■ **WRITTEN EXERCISE**:
Leave out the pictures, and retype only the lines from the beginning of the material through the line that contains "-0.193, -0.295, -0.345]", including both.
== DATA BLOCK
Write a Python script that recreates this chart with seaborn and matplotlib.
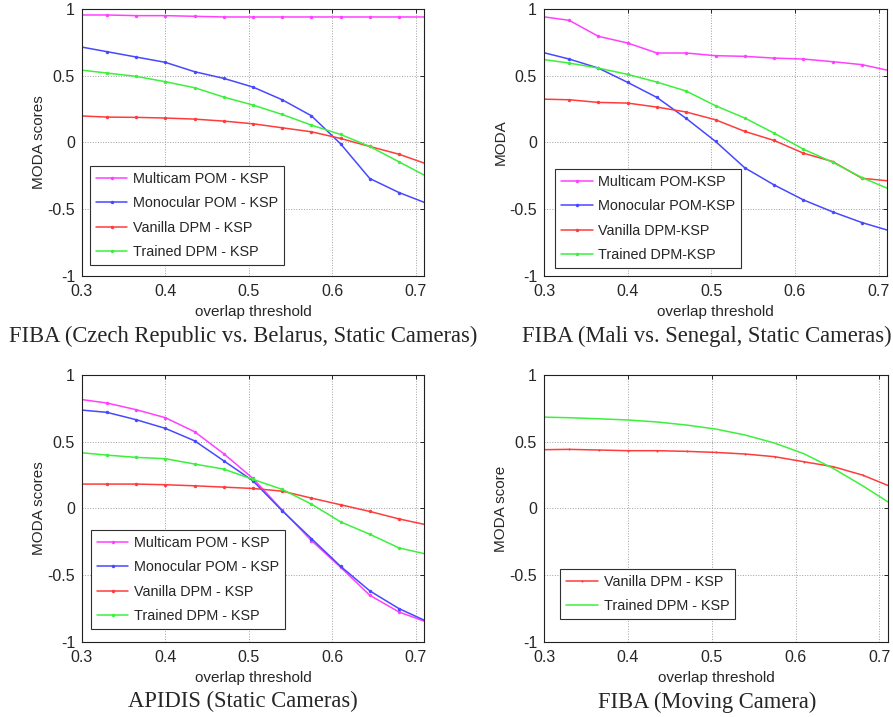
import matplotlib
matplotlib.use("Agg")
import matplotlib.pyplot as plt
import seaborn as sns
import pandas as pd

# --- Data ---
overlap = [0.295, 0.33, 0.365, 0.4, 0.435, 0.47, 0.505, 0.54, 0.575, 0.61, 0.645, 0.68, 0.715]

# FIBA (Czech Republic vs. Belarus, Static Cameras)
multicam_cz = [0.955, 0.955, 0.95, 0.95, 0.945, 0.94, 0.94, 0.94, 0.94, 0.94, 0.94, 0.94, 0.94]
mono_cz = [0.72, 0.68, 0.64, 0.60, 0.53, 0.48, 0.415, 0.32, 0.20, -0.01, -0.27, -0.375, -0.46]
vanilla_cz = [0.20, 0.19, 0.188, 0.183, 0.175, 0.16, 0.14, 0.11, 0.08, 0.03, -0.03, -0.088, -0.165]
trained_cz = [0.545, 0.52, 0.495, 0.455, 0.41, 0.34, 0.28, 0.21, 0.13, 0.06, -0.03, -0.145, -0.26]

# FIBA (Mali vs. Senegal, Static Cameras)
multicam_ml = [0.945, 0.915, 0.795, 0.745, 0.67, 0.67, 0.65, 0.645, 0.632, 0.625, 0.605, 0.583, 0.535]
mono_ml = [0.68, 0.625, 0.557, 0.45, 0.337, 0.18, 0.008, -0.19, -0.318, -0.43, -0.52, -0.60, -0.665]
vanilla_ml = [0.325, 0.32, 0.30, 0.295, 0.265, 0.228, 0.17, 0.083, 0.015, -0.08, -0.143, -0.268, -0.29]
trained_ml = [0.625, 0.595, 0.557, 0.51, 0.452, 0.385, 0.275, 0.183, 0.07, -0.05, -0.148, -0.263, -0.355]

# APIDIS (Static Cameras)
multicam_ap = [0.82, 0.79, 0.74, 0.68, 0.575, 0.41, 0.225, -0.012, -0.24, -0.44, -0.65, -0.775, -0.855]
mono_ap = [0.74, 0.72, 0.665, 0.60, 0.507, 0.357, 0.207, -0.017, -0.225, -0.433, -0.617, -0.75, -0.85]
vanilla_ap = [0.183, 0.183, 0.183, 0.178, 0.17, 0.16, 0.15, 0.13, 0.078, 0.028, -0.022, -0.078, -0.125]
trained_ap = [0.42, 0.40, 0.383, 0.373, 0.333, 0.295, 0.218, 0.143, 0.033, -0.10, -0.193, -0.295, -0.345]

# FIBA (Moving Camera)
vanilla_mv = [0.44, 0.443, 0.438, 0.433, 0.433, 0.428, 0.42, 0.408, 0.388, 0.35, 0.313, 0.25, 0.16]
trained_mv = [0.685, 0.68, 0.672, 0.663, 0.648, 0.625, 0.595, 0.55, 0.49, 0.41, 0.30, 0.17, 0.03]

xticks = [0.3, 0.4, 0.5, 0.6, 0.7]
xtick_labels = ["0.3", "0.4", "0.5", "0.6", "0.7"]
yticks = [-1, -0.5, 0, 0.5, 1]
ytick_labels = ["-1", "-0.5", "0", "0.5", "1"]

COLORS = {"multicam": "#ff40ff", "mono": "#4848ff", "vanilla": "#ff3c3c", "trained": "#3cf03c"}

sns.set_style("white")
plt.rcParams["font.family"] = ["Liberation Sans", "DejaVu Sans"]


def draw_panel(ax, series, ylabel, legend_anchor, caption, fig, cap_xy):
    for key, label, values, msize in series:
        df = pd.DataFrame({"overlap": overlap, "moda": values})
        sns.lineplot(data=df, x="overlap", y="moda", ax=ax, color=COLORS[key],
                     label=label, linewidth=1.1, marker="." if msize else None,
                     markersize=msize, markeredgewidth=0, sort=False)
    ax.set_xlim(0.3, 0.71)
    ax.set_ylim(-1, 1)
    ax.set_xticks(xticks)
    ax.set_xticklabels(xtick_labels)
    ax.set_yticks(yticks)
    ax.set_yticklabels(ytick_labels)
    ax.tick_params(direction="in", length=3, labelsize=11.5, width=0.7,
                   top=True, right=True)
    ax.tick_params(axis="x", pad=6)
    ax.tick_params(axis="y", pad=5)
    ax.grid(True, linestyle=":", color="#a0a0a0", linewidth=0.7)
    for sp in ax.spines.values():
        sp.set_visible(True)
        sp.set_color("#202020")
        sp.set_linewidth(0.8)
    ax.set_xlabel("overlap threshold", fontsize=11, labelpad=4)
    ax.set_ylabel(ylabel, fontsize=11, labelpad=1)
    leg = ax.legend(loc="lower left", bbox_to_anchor=legend_anchor, borderaxespad=0,
                    fontsize=10.4, frameon=True, fancybox=False, framealpha=1,
                    edgecolor="#303030", handlelength=2.2, labelspacing=0.72,
                    borderpad=0.4, handletextpad=0.4)
    leg.get_frame().set_linewidth(0.8)
    fig.text(cap_xy[0], cap_xy[1], caption, ha="center", va="center",
             fontsize=16.3, family="Liberation Serif")


fig = plt.figure(figsize=(8.93, 7.17), dpi=100)
ax1 = fig.add_axes([0.0918, 0.6151, 0.383, 0.3724])
ax2 = fig.add_axes([0.6092, 0.6151, 0.3841, 0.3724])
ax3 = fig.add_axes([0.0918, 0.1046, 0.383, 0.3724])
ax4 = fig.add_axes([0.6092, 0.1046, 0.385, 0.3724])

draw_panel(ax1, [("multicam", "Multicam POM - KSP", multicam_cz, 5),
                 ("mono", "Monocular POM - KSP", mono_cz, 5),
                 ("vanilla", "Vanilla DPM - KSP", vanilla_cz, 5),
                 ("trained", "Trained DPM - KSP", trained_cz, 5)],
           "MODA scores", (0.023, 0.041),
           "FIBA (Czech Republic vs. Belarus, Static Cameras)", fig, (0.272, 0.531))

draw_panel(ax2, [("multicam", "Multicam POM-KSP", multicam_ml, 5),
                 ("mono", "Monocular POM-KSP", mono_ml, 5),
                 ("vanilla", "Vanilla DPM-KSP", vanilla_ml, 5),
                 ("trained", "Trained DPM-KSP", trained_ml, 5)],
           "MODA", (0.032, 0.03),
           "FIBA (Mali vs. Senegal, Static Cameras)", fig, (0.791, 0.531))

draw_panel(ax3, [("multicam", "Multicam POM - KSP", multicam_ap, 5),
                 ("mono", "Monocular POM - KSP", mono_ap, 5),
                 ("vanilla", "Vanilla DPM - KSP", vanilla_ap, 5),
                 ("trained", "Trained DPM - KSP", trained_ap, 5)],
           "MODA scores", (0.026, 0.049),
           "APIDIS (Static Cameras)", fig, (0.272, 0.021))

draw_panel(ax4, [("vanilla", "Vanilla DPM - KSP", vanilla_mv, 3),
                 ("trained", "Trained DPM - KSP", trained_mv, 0)],
           "MODA score", (0.047, 0.086),
           "FIBA (Moving Camera)", fig, (0.792, 0.021))

fig.savefig("out.png", dpi=100)
plt.close(fig)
====
■ **RESPONSE**:
Write a Python script that recreates this chart with seaborn and matplotlib.
import matplotlib
matplotlib.use("Agg")
import matplotlib.pyplot as plt
import seaborn as sns
import pandas as pd

# --- Data ---
overlap = [0.295, 0.33, 0.365, 0.4, 0.435, 0.47, 0.505, 0.54, 0.575, 0.61, 0.645, 0.68, 0.715]

# FIBA (Czech Republic vs. Belarus, Static Cameras)
multicam_cz = [0.955, 0.955, 0.95, 0.95, 0.945, 0.94, 0.94, 0.94, 0.94, 0.94, 0.94, 0.94, 0.94]
mono_cz = [0.72, 0.68, 0.64, 0.60, 0.53, 0.48, 0.415, 0.32, 0.20, -0.01, -0.27, -0.375, -0.46]
vanilla_cz = [0.20, 0.19, 0.188, 0.183, 0.175, 0.16, 0.14, 0.11, 0.08, 0.03, -0.03, -0.088, -0.165]
trained_cz = [0.545, 0.52, 0.495, 0.455, 0.41, 0.34, 0.28, 0.21, 0.13, 0.06, -0.03, -0.145, -0.26]

# FIBA (Mali vs. Senegal, Static Cameras)
multicam_ml = [0.945, 0.915, 0.795, 0.745, 0.67, 0.67, 0.65, 0.645, 0.632, 0.625, 0.605, 0.583, 0.535]
mono_ml = [0.68, 0.625, 0.557, 0.45, 0.337, 0.18, 0.008, -0.19, -0.318, -0.43, -0.52, -0.60, -0.665]
vanilla_ml = [0.325, 0.32, 0.30, 0.295, 0.265, 0.228, 0.17, 0.083, 0.015, -0.08, -0.143, -0.268, -0.29]
trained_ml = [0.625, 0.595, 0.557, 0.51, 0.452, 0.385, 0.275, 0.183, 0.07, -0.05, -0.148, -0.263, -0.355]

# APIDIS (Static Cameras)
multicam_ap = [0.82, 0.79, 0.74, 0.68, 0.575, 0.41, 0.225, -0.012, -0.24, -0.44, -0.65, -0.775, -0.855]
mono_ap = [0.74, 0.72, 0.665, 0.60, 0.507, 0.357, 0.207, -0.017, -0.225, -0.433, -0.617, -0.75, -0.85]
vanilla_ap = [0.183, 0.183, 0.183, 0.178, 0.17, 0.16, 0.15, 0.13, 0.078, 0.028, -0.022, -0.078, -0.125]
trained_ap = [0.42, 0.40, 0.383, 0.373, 0.333, 0.295, 0.218, 0.143, 0.033, -0.10, -0.193, -0.295, -0.345]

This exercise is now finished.